Antony Savoie, directeur adjoint de la prévention pour l’association Colosse aux pieds d’argile

"On a eu affaire à des clubs qui ont licencié ou mis de côté un éducateur avec un comportement déviant, mais sans établir de signalement, poursuit-il. C’est resté presque en famille pour éviter de gérer la situation. La personne a simplement pris ses valises et est repassée à l’acte dans un autre club. Et la situation a recommencé encore et encore. Jusqu'à ce qu'il y ait un dépôt de plainte et qu’on se rende compte qu’il y avait plein de faits avant-coureurs qui n’ont jamais été signalés". 

Pour Sarah Abitbol, une nouvelle disposition prévue dans la loi de 2024 devrait permettre de "rajouter un filet de sécurité". "L'autre nouveauté, c'est que les présidents de club sont désormais pénalement responsables. Dans mon exemple à moi, j'avais parlé de ce que je subissais à mon président. Il m'avait dit qu'il ne pouvait rien faire tant que je ne portais pas plainte. Aujourd’hui, ce type de comportement n'est plus possible. Si on remonte des faits graves et que le président ne fait rien, il peut aller en prison". 

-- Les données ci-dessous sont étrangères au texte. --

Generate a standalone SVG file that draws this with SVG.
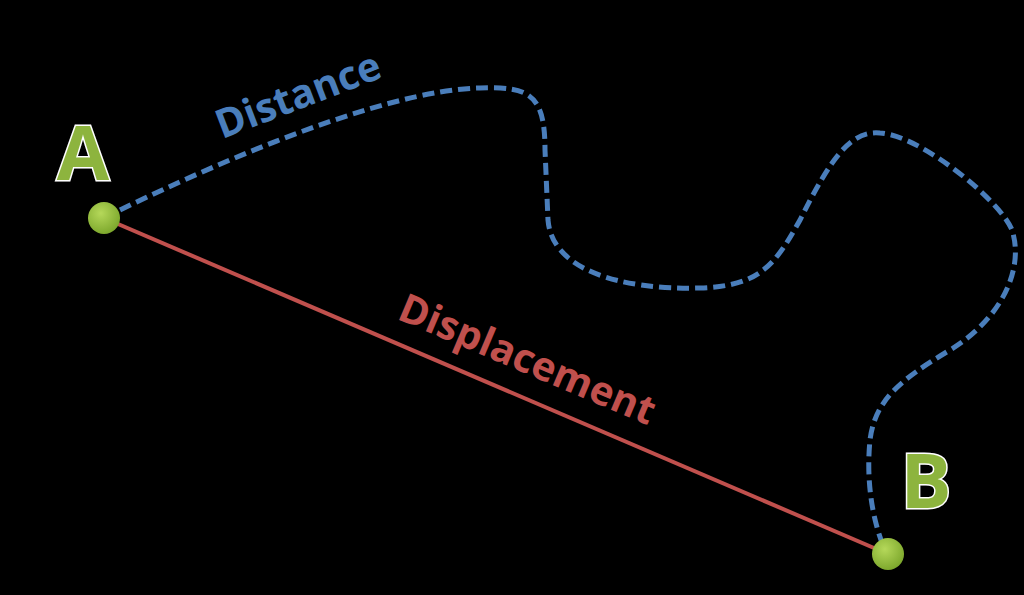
<svg xmlns="http://www.w3.org/2000/svg" width="1024" height="595" viewBox="0 0 1024 595">
<style>
.lbl{font-family:"Open Sans","Liberation Sans",sans-serif;font-weight:bold}
.pt{font-family:"Open Sans","Liberation Sans",sans-serif;font-weight:bold;font-size:76px;fill:#8db43e;stroke:#ffffff;stroke-width:3;paint-order:stroke}
</style>
<defs>
<radialGradient id="g" cx="0.4" cy="0.35" r="0.7"><stop offset="0" stop-color="#b5d85a"/><stop offset="1" stop-color="#7aa52a"/></radialGradient>
</defs>
<rect width="1024" height="595" fill="#000"/>
<g id="connectors">
<line x1="104" y1="218" x2="888" y2="554" stroke="#c0504d" stroke-width="4"/>
<path d="M104,218 C200,170 380,90 480,88 C530,86 545,95 545,150 L548,220 C552,270 620,290 700,288 C760,286 775,265 800,220 C830,160 850,130 880,133 C920,135 1000,200 1012,230 C1025,270 1000,320 950,350 C900,380 875,400 870,440 C866,480 872,520 885,550" fill="none" stroke="#4a7ebb" stroke-width="5" stroke-dasharray="12,6"/>
</g>
<g id="A"><circle cx="104" cy="218" r="16" fill="url(#g)"/><text class="pt" x="83" y="180" text-anchor="middle">A</text></g>
<g id="B"><circle cx="888" cy="554" r="16" fill="url(#g)"/><text class="pt" x="926" y="508" text-anchor="middle">B</text></g>
<text class="lbl" font-size="40" fill="#4a7ebb" text-anchor="middle" transform="translate(303,108) rotate(-21)">Distance</text>
<text class="lbl" font-size="40" fill="#c0504d" text-anchor="middle" transform="translate(522,372) rotate(23)">Displacement</text>
</svg>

En cas de non-dénonciation de faits, la peine encourue est d'un an d'emprisonnement et 15 000 euros d'amende avec l'interdiction d'exercer et/ou de diriger un club sportif. "Pour moi, il y a eu une avancée avec ce renforcement. On avait trente ans de retard, on rattrape le temps perdu", se félicite la patineuse. 

Plus de 1 200 personnes mises en cause en trois ans

Au cours de leurs interventions en milieu scolaire et sportif, les membres de l’association La voix de Sarah et Colosse aux pieds d'argile rappellent l’existence de la plateforme Signal-sport, créée par le ministère des Sports en 2020, et permettant à n’importe quelle association ou individu de signaler des faits ou des comportements suspects.

Selon le bilan 2023 de la cellule Signal-Sports, 1 284 personnes ont été mises en cause depuis le lancement de la plateforme, parmi lesquelles 95 % d'hommes et 911 éducateurs sportifs (professionnels, stagiaires ou bénévoles). Près de 90 % des faits dénoncés concernent des violences sexuelles.